--- START OF Information provided ---

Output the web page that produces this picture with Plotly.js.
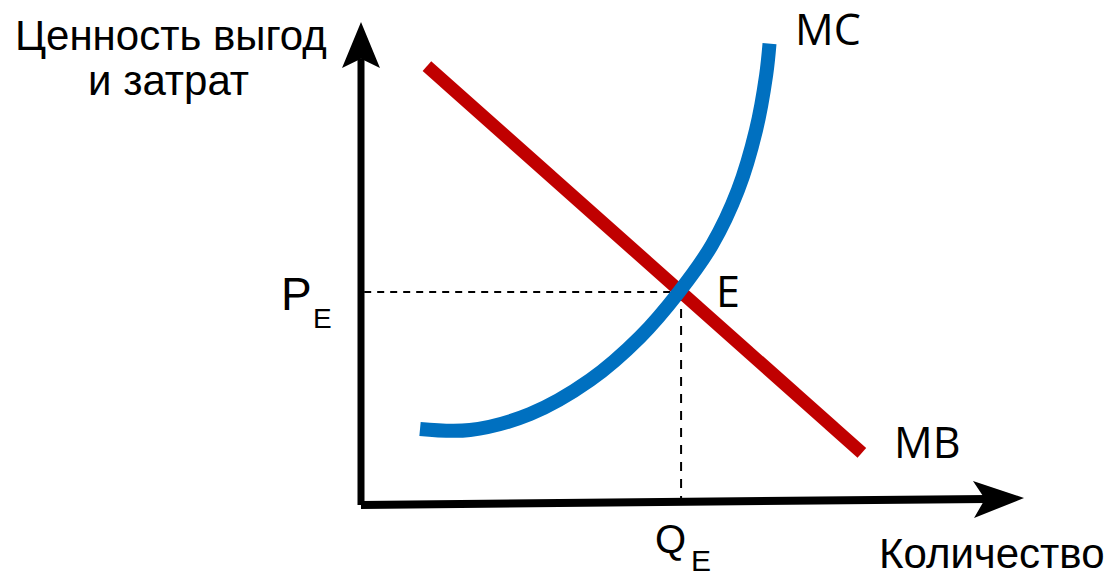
<!DOCTYPE html>
<html>
<head>
<meta charset="utf-8">
<script src="https://cdn.plot.ly/plotly-3.0.1.min.js"></script>
<style>
  html, body { margin: 0; padding: 0; background: #ffffff; }
  #chart { width: 1109px; height: 573px; }
</style>
</head>
<body>
<div id="chart"></div>
<script>
// Marginal benefit (straight, downward sloping)
const mbQ = [1.24, 9.42];
const mbV = [8.24, 0.98];

// Marginal cost (convex, rising)
const mcQ = [1.11, 2.05, 3.18, 4.31, 5.25, 5.98, 6.60, 7.09, 7.43, 7.62, 7.683];
const mcV = [1.427, 1.408, 1.709, 2.347, 3.155, 4.0, 4.883, 5.915, 7.042, 8.075, 8.663];

// Equilibrium point E
const eqQ = 6.02;
const eqV = 4.0;

// Axis extents (value units)
const yAxisTop = 9.07;
const xAxisEnd = 12.47;
const xAxisRise = 0.131;

// Text labels
const yTitleLines = ['Ценность выгод', 'и затрат'];
const xTitle = 'Количество';
const curveLabels = ['MC', 'MB'];
const pointLabel = 'E';

const PX = 53.17, PY = 53.25;          // pixels per unit
const X0 = 361, Y0 = 505;               // origin in the 1109x573 frame
const W = 1109, H = 573;

const xr = [-X0 / PX, (W - X0) / PX];
const yr = [-(H - Y0) / PY, Y0 / PY];

const traces = [
  {
    x: mbQ, y: mbV, mode: 'lines', type: 'scatter',
    line: { color: '#C00000', width: 13 },
    hoverinfo: 'skip', showlegend: false
  },
  {
    x: mcQ, y: mcV, mode: 'lines', type: 'scatter',
    line: { color: '#0070C0', width: 14, shape: 'spline', smoothing: 1 },
    hoverinfo: 'skip', showlegend: false
  }
];

const ax = 0.357, ay = 0.863, notch = 0.69;   // arrowhead half-width, length, notch depth
const shapes = [
  // guide lines to the equilibrium
  { type: 'line', xref: 'x', yref: 'y', x0: 0.06, y0: eqV, x1: eqQ, y1: eqV,
    line: { color: '#000', width: 2, dash: '7px,6px' }, layer: 'below' },
  { type: 'line', xref: 'x', yref: 'y', x0: eqQ, y0: eqV, x1: eqQ, y1: 0.07,
    line: { color: '#000', width: 2, dash: '9px,8px' }, layer: 'below' },
  // vertical axis with arrow
  { type: 'line', xref: 'x', yref: 'y', x0: 0, y0: 0, x1: 0, y1: yAxisTop - notch,
    line: { color: '#000', width: 7 } },
  { type: 'path', xref: 'x', yref: 'y',
    path: `M 0,${yAxisTop} L ${-ax},${yAxisTop - ay} L 0,${yAxisTop - notch} L ${ax},${yAxisTop - ay} Z`,
    fillcolor: '#000', line: { width: 0 } },
  // horizontal axis with arrow
  { type: 'line', xref: 'x', yref: 'y', x0: 0, y0: 0, x1: xAxisEnd - 0.7, y1: xAxisRise * 0.87,
    line: { color: '#000', width: 8 } },
  { type: 'path', xref: 'x', yref: 'y',
    path: `M ${xAxisEnd},${xAxisRise} L ${xAxisEnd - 0.96},${xAxisRise + 0.32} L ${xAxisEnd - 0.734},${xAxisRise - 0.018} L ${xAxisEnd - 0.94},${xAxisRise - 0.375} Z`,
    fillcolor: '#000', line: { width: 0 } }
];

const sans = 'Liberation Sans, Arial, sans-serif';
const open = 'Open Sans, sans-serif';
const q = px => (px - X0) / PX;
const v = py => (Y0 - py) / PY;

function label(text, x, y, size, family) {
  return { text, x, y, xref: 'x', yref: 'y', showarrow: false,
           xanchor: 'center', yanchor: 'middle',
           font: { family, size, color: '#000' } };
}

const annotations = [
  label(yTitleLines[0], q(171), v(35.5), 42, sans),
  label(yTitleLines[1], q(168), v(80.5), 42, sans),
  label(xTitle, q(992), v(553), 42, sans),
  label(curveLabels[0], q(828), v(28.5), 43, open),
  label(curveLabels[1], q(927), v(441), 43, open),
  label(pointLabel, q(727.5), v(290), 43, open),
  label('P', q(296), v(294), 46, sans),
  label('E', q(322.5), v(318), 28, sans),
  label('Q', q(670), v(539), 40, sans),
  label('E', q(700.5), v(560), 30, sans)
];

const layout = {
  width: W, height: H,
  margin: { l: 0, r: 0, t: 0, b: 0 },
  paper_bgcolor: '#ffffff', plot_bgcolor: '#ffffff',
  xaxis: { range: xr, visible: false, fixedrange: true },
  yaxis: { range: yr, visible: false, fixedrange: true },
  shapes, annotations, showlegend: false
};

Plotly.newPlot('chart', traces, layout, { displayModeBar: false, staticPlot: true });
</script>
</body>
</html>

--- END OF Information provided ---

Begin at the first line of the data above and repeat each line exactly, stopping after the line containing "const yr = [-(H - Y0) / PY, Y0 / PY];". Omit the pictures.

Output the web page that produces this picture with Plotly.js.
<!DOCTYPE html>
<html>
<head>
<meta charset="utf-8">
<script src="https://cdn.plot.ly/plotly-3.0.1.min.js"></script>
<style>
  html, body { margin: 0; padding: 0; background: #ffffff; }
  #chart { width: 1109px; height: 573px; }
</style>
</head>
<body>
<div id="chart"></div>
<script>
// Marginal benefit (straight, downward sloping)
const mbQ = [1.24, 9.42];
const mbV = [8.24, 0.98];

// Marginal cost (convex, rising)
const mcQ = [1.11, 2.05, 3.18, 4.31, 5.25, 5.98, 6.60, 7.09, 7.43, 7.62, 7.683];
const mcV = [1.427, 1.408, 1.709, 2.347, 3.155, 4.0, 4.883, 5.915, 7.042, 8.075, 8.663];

// Equilibrium point E
const eqQ = 6.02;
const eqV = 4.0;

// Axis extents (value units)
const yAxisTop = 9.07;
const xAxisEnd = 12.47;
const xAxisRise = 0.131;

// Text labels
const yTitleLines = ['Ценность выгод', 'и затрат'];
const xTitle = 'Количество';
const curveLabels = ['MC', 'MB'];
const pointLabel = 'E';

const PX = 53.17, PY = 53.25;          // pixels per unit
const X0 = 361, Y0 = 505;               // origin in the 1109x573 frame
const W = 1109, H = 573;

const xr = [-X0 / PX, (W - X0) / PX];
const yr = [-(H - Y0) / PY, Y0 / PY];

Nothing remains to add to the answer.